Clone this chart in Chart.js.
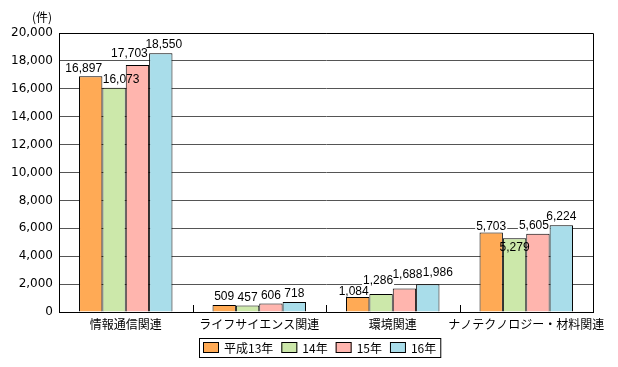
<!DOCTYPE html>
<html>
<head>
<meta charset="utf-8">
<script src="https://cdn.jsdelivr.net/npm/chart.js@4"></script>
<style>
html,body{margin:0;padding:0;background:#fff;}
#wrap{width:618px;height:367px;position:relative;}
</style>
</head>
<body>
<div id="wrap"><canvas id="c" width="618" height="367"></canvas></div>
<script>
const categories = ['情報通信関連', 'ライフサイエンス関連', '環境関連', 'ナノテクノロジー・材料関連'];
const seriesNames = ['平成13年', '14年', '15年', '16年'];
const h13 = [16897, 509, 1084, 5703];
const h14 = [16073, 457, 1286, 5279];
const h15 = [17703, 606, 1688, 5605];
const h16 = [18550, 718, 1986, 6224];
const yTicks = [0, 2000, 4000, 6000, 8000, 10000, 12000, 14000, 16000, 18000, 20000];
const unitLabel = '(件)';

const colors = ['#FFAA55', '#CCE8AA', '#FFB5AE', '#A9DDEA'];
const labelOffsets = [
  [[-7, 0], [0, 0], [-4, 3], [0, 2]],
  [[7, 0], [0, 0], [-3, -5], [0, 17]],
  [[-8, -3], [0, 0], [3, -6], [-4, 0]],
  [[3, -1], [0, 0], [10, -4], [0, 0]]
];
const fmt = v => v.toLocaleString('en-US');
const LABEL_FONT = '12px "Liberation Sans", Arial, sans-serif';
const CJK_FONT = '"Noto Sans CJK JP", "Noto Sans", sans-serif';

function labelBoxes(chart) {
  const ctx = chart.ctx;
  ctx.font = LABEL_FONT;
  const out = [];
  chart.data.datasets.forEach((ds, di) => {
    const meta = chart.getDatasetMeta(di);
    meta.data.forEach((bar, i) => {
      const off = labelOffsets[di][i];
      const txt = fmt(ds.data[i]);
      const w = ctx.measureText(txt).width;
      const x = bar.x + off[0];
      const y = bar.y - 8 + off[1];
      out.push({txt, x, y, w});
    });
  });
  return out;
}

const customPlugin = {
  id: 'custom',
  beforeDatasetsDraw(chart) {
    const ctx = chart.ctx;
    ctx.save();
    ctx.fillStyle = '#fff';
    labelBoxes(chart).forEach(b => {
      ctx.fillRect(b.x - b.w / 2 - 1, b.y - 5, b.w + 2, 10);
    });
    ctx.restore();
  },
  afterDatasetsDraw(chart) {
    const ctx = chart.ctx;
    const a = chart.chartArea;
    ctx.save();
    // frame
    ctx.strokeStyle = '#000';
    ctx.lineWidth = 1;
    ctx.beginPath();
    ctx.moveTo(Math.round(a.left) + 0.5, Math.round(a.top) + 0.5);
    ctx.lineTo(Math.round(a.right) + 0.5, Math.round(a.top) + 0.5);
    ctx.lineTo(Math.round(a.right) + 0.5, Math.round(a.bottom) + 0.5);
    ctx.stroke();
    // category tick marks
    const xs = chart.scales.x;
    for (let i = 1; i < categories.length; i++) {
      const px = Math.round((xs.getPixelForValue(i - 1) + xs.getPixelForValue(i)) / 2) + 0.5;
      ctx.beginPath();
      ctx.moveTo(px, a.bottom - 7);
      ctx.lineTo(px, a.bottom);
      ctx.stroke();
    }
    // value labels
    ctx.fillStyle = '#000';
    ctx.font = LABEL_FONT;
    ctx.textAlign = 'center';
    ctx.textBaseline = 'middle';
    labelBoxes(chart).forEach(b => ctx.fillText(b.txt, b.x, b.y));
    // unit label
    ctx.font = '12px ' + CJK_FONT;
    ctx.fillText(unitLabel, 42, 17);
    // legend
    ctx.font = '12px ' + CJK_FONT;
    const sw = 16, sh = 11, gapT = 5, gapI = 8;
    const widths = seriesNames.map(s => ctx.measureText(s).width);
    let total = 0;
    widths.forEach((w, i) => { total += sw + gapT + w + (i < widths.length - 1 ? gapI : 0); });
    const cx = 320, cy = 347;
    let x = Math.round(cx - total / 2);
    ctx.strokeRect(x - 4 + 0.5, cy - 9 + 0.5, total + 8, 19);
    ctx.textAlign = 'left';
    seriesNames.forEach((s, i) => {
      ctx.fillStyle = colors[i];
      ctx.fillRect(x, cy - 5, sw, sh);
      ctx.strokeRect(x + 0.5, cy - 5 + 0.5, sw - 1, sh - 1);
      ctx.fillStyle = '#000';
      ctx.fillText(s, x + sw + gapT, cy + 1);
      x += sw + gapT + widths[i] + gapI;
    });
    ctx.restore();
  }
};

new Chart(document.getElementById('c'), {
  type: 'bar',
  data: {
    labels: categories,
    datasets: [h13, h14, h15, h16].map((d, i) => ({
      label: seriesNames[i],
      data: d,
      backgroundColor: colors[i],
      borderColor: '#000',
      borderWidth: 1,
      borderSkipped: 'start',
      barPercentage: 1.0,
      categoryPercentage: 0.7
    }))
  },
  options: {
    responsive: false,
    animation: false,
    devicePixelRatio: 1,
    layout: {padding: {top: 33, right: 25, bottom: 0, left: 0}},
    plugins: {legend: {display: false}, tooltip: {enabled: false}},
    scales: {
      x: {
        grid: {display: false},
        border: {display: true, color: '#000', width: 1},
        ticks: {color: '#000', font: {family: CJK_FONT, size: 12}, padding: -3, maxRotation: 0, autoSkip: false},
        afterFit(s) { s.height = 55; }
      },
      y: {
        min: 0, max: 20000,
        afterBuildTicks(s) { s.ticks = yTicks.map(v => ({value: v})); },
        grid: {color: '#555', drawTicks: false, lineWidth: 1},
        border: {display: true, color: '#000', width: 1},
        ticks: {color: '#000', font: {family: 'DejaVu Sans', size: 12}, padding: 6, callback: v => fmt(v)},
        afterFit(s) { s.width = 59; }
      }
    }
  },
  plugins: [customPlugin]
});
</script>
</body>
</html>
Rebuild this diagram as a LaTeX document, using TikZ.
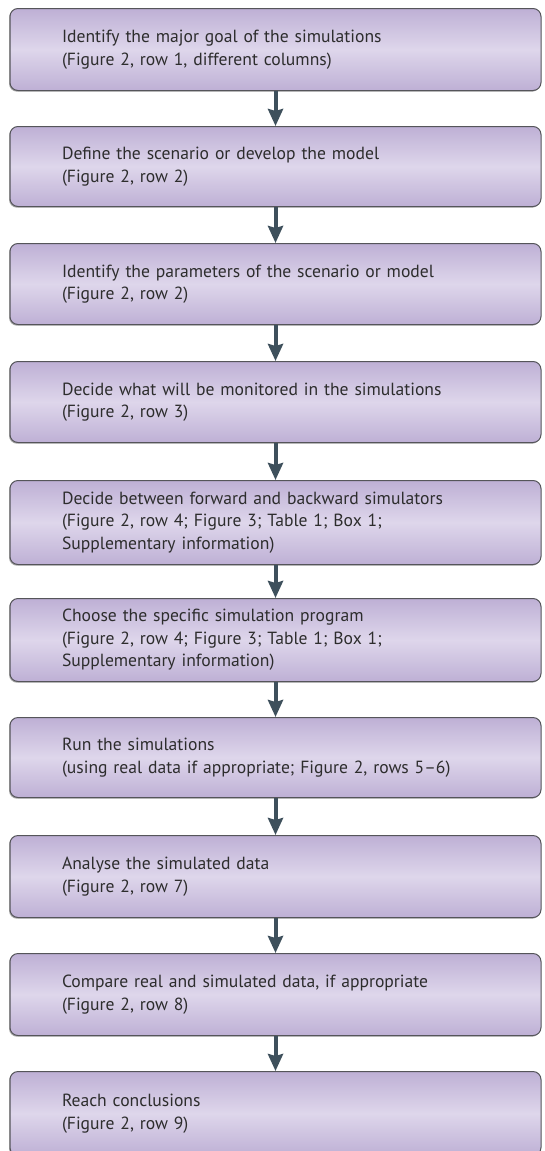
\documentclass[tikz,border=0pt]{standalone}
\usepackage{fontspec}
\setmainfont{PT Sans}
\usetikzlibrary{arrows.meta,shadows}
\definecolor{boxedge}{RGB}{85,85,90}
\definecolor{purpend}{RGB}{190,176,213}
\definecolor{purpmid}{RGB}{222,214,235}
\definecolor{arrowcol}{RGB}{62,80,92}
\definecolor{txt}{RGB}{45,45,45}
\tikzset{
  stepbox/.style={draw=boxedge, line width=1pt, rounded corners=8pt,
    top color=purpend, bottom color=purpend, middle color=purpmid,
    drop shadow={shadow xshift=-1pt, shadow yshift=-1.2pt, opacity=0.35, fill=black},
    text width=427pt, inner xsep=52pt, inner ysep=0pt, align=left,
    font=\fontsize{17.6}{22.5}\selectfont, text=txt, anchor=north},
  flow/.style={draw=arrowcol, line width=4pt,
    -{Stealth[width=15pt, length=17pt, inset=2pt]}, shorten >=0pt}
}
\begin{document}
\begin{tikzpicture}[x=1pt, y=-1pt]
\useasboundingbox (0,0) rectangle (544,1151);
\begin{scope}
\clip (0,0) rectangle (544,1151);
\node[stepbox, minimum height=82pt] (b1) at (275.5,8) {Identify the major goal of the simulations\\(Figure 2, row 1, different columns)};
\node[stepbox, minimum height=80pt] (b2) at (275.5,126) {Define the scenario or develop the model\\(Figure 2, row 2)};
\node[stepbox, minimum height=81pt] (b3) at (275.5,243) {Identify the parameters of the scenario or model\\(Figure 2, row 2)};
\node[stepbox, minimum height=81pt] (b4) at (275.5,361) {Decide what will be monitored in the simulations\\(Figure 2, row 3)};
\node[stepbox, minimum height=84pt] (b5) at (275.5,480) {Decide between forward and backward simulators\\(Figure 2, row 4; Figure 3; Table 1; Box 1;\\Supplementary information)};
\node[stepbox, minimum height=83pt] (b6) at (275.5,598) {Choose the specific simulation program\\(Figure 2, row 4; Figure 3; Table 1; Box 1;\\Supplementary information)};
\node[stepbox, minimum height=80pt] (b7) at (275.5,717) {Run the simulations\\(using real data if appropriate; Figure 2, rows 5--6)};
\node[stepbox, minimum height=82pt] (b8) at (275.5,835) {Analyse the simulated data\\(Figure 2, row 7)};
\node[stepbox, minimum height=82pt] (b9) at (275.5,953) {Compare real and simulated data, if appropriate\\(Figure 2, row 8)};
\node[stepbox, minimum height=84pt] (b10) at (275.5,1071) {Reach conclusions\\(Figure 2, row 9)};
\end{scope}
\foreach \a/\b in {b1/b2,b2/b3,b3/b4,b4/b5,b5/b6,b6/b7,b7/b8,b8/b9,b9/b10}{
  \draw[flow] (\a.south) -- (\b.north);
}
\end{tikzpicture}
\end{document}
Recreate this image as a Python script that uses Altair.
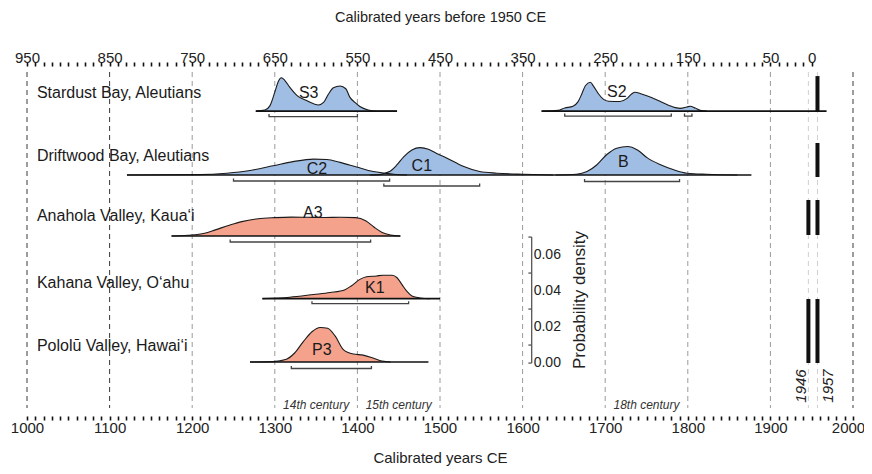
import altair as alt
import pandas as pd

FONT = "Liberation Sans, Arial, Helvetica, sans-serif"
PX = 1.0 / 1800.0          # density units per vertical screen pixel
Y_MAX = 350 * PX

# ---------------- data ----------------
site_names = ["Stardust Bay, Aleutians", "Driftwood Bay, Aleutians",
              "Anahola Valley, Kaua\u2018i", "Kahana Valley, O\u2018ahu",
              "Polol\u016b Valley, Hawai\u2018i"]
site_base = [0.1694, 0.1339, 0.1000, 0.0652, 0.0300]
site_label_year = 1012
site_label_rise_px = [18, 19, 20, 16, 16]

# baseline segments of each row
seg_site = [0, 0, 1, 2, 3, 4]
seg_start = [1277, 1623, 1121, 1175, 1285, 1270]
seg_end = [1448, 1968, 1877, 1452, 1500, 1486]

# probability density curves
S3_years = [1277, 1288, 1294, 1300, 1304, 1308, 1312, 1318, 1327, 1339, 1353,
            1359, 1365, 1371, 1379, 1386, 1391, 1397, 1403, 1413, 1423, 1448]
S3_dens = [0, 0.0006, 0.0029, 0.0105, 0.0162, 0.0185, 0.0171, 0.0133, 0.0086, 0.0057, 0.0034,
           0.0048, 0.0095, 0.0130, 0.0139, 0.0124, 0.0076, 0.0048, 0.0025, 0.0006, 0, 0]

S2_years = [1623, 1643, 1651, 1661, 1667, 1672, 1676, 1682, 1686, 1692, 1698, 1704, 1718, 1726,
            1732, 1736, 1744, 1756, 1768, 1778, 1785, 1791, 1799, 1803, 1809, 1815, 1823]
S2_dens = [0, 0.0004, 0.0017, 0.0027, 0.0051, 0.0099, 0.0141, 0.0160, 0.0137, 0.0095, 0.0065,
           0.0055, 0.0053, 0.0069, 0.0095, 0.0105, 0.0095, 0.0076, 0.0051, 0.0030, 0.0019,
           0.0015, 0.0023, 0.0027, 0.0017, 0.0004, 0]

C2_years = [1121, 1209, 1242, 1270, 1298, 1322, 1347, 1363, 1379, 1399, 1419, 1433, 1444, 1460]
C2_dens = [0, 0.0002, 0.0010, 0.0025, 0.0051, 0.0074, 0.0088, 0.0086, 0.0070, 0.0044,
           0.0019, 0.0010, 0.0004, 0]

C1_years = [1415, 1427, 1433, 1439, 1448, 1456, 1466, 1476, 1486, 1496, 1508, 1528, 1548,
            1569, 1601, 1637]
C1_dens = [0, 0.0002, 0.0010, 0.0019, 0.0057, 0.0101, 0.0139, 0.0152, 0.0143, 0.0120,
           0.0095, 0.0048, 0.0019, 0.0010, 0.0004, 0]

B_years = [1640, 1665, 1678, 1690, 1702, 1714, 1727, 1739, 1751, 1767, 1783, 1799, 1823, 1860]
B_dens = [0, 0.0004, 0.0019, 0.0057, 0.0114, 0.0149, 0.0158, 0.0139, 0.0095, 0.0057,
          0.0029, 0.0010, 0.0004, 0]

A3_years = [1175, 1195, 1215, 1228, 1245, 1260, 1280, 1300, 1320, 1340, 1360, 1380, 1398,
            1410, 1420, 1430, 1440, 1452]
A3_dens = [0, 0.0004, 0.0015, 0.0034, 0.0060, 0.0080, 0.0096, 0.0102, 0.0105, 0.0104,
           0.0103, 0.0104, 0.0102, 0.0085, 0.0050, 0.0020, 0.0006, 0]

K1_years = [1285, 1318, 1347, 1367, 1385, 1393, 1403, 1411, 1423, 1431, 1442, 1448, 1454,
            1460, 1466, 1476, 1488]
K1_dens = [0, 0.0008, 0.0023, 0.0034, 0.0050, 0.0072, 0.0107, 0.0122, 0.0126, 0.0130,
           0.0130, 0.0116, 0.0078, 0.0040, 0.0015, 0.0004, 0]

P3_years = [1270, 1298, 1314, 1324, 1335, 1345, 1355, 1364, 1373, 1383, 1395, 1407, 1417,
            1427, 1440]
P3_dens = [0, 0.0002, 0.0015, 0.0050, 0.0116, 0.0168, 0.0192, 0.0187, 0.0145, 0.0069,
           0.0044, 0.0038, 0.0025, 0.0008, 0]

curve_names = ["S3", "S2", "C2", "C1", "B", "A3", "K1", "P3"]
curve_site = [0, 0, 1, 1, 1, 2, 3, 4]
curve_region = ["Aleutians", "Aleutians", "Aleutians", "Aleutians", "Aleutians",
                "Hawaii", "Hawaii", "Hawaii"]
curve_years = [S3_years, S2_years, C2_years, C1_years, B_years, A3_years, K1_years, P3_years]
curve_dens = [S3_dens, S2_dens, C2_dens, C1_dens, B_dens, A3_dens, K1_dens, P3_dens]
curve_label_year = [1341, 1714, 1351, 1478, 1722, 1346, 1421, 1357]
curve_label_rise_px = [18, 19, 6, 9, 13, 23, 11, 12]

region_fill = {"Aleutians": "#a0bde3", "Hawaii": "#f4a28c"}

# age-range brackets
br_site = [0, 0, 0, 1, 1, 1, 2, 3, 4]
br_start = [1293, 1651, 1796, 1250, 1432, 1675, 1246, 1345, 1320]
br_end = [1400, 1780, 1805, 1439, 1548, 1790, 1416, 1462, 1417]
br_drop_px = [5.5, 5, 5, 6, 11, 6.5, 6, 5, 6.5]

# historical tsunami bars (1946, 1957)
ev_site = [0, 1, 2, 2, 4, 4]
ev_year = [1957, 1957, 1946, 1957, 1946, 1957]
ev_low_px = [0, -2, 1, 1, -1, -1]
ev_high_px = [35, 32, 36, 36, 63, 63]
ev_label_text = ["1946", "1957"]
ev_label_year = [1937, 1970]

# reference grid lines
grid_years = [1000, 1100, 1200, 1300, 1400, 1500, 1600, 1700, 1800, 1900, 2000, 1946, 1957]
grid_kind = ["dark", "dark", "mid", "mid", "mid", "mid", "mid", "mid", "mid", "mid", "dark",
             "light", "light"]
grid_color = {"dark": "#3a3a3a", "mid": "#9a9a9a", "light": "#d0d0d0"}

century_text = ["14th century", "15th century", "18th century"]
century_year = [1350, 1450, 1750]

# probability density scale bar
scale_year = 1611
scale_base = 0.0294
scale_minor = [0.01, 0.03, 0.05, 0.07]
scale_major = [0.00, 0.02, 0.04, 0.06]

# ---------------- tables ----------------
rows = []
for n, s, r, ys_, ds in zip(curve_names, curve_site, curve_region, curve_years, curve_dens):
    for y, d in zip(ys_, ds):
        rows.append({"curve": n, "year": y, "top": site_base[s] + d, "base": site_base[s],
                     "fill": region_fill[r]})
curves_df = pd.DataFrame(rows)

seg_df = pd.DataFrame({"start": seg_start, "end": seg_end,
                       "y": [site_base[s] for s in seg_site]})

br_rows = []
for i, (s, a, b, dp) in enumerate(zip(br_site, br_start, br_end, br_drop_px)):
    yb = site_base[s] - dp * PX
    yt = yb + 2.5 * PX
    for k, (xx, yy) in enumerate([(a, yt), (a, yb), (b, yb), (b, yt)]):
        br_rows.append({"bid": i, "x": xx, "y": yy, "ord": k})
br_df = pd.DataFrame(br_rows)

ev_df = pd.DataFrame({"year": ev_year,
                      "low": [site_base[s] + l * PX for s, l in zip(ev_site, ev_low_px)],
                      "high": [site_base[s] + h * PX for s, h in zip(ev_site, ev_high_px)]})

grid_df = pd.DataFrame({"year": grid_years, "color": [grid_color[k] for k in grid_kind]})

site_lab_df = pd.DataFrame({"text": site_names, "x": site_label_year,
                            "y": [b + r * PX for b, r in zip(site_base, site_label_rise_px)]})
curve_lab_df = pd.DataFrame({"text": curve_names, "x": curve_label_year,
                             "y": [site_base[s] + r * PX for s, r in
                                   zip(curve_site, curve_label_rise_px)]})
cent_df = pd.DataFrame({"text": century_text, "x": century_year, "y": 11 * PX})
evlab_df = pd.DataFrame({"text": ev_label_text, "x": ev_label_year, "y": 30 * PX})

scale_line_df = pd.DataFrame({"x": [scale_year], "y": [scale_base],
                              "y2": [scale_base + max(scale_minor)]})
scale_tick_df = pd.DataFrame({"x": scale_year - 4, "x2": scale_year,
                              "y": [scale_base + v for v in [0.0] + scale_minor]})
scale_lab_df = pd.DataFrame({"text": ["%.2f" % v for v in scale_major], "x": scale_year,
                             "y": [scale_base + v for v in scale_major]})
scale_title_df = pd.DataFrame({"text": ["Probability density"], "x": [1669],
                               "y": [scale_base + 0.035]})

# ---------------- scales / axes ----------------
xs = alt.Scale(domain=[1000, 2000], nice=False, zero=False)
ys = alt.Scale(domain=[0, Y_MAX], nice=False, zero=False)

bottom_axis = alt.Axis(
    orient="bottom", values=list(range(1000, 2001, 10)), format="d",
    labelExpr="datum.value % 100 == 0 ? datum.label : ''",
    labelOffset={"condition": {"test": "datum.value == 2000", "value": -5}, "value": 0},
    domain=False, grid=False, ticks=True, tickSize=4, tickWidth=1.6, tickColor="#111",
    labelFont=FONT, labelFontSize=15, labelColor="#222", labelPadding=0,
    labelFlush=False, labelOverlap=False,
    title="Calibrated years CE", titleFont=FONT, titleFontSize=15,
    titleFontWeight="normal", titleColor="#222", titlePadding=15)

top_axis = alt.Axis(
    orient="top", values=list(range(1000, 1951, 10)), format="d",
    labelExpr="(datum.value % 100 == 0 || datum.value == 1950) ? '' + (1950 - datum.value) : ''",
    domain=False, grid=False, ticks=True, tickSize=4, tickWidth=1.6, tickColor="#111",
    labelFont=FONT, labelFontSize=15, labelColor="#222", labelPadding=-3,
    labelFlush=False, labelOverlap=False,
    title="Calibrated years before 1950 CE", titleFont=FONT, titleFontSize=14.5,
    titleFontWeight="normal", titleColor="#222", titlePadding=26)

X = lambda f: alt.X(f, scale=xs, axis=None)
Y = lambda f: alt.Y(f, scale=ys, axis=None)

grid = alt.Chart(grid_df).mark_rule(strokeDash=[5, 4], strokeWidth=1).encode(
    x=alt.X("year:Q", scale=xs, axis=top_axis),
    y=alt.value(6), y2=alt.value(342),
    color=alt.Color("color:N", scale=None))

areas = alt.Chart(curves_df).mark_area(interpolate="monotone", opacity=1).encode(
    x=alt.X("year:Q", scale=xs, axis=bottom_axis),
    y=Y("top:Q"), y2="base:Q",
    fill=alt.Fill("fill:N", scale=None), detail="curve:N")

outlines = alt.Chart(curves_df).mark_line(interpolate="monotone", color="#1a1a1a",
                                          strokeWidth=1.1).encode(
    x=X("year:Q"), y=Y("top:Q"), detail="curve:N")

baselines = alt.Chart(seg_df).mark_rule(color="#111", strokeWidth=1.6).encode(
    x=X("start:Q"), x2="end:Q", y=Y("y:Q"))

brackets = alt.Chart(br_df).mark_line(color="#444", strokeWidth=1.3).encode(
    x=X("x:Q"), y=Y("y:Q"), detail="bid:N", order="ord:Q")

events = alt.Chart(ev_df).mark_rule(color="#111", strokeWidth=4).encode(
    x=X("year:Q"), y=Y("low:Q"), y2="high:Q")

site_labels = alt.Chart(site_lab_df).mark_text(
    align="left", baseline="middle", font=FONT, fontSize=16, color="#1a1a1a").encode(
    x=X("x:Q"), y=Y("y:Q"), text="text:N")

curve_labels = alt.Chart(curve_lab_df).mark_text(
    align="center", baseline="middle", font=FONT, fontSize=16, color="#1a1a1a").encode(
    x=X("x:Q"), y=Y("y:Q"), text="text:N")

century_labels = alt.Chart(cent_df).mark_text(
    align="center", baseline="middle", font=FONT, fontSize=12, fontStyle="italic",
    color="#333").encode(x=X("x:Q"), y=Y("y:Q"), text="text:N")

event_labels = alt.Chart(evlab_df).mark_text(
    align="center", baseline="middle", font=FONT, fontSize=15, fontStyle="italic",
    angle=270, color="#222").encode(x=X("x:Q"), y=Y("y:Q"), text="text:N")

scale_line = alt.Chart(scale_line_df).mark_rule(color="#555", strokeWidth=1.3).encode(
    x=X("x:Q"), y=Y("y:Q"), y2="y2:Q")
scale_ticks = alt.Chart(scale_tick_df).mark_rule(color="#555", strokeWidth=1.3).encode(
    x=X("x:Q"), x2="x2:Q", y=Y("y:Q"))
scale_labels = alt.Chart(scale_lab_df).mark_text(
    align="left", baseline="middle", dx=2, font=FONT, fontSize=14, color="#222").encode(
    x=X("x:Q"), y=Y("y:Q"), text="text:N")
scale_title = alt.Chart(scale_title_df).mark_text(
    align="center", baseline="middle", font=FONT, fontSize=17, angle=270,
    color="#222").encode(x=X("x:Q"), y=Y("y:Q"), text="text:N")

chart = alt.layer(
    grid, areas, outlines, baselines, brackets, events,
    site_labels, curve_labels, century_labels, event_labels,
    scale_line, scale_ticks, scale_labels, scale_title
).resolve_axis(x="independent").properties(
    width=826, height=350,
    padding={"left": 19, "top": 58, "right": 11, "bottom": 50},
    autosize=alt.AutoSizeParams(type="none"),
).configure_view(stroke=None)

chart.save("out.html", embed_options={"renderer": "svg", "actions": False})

Goal of the exercise:
Please reproduce, word for word, every line from the first line of the records above through the line containing "const unitLabel = '(件)';", and leave out the pictures.

Task answer:
Clone this chart in Chart.js.
<!DOCTYPE html>
<html>
<head>
<meta charset="utf-8">
<script src="https://cdn.jsdelivr.net/npm/chart.js@4"></script>
<style>
html,body{margin:0;padding:0;background:#fff;}
#wrap{width:618px;height:367px;position:relative;}
</style>
</head>
<body>
<div id="wrap"><canvas id="c" width="618" height="367"></canvas></div>
<script>
const categories = ['情報通信関連', 'ライフサイエンス関連', '環境関連', 'ナノテクノロジー・材料関連'];
const seriesNames = ['平成13年', '14年', '15年', '16年'];
const h13 = [16897, 509, 1084, 5703];
const h14 = [16073, 457, 1286, 5279];
const h15 = [17703, 606, 1688, 5605];
const h16 = [18550, 718, 1986, 6224];
const yTicks = [0, 2000, 4000, 6000, 8000, 10000, 12000, 14000, 16000, 18000, 20000];
const unitLabel = '(件)';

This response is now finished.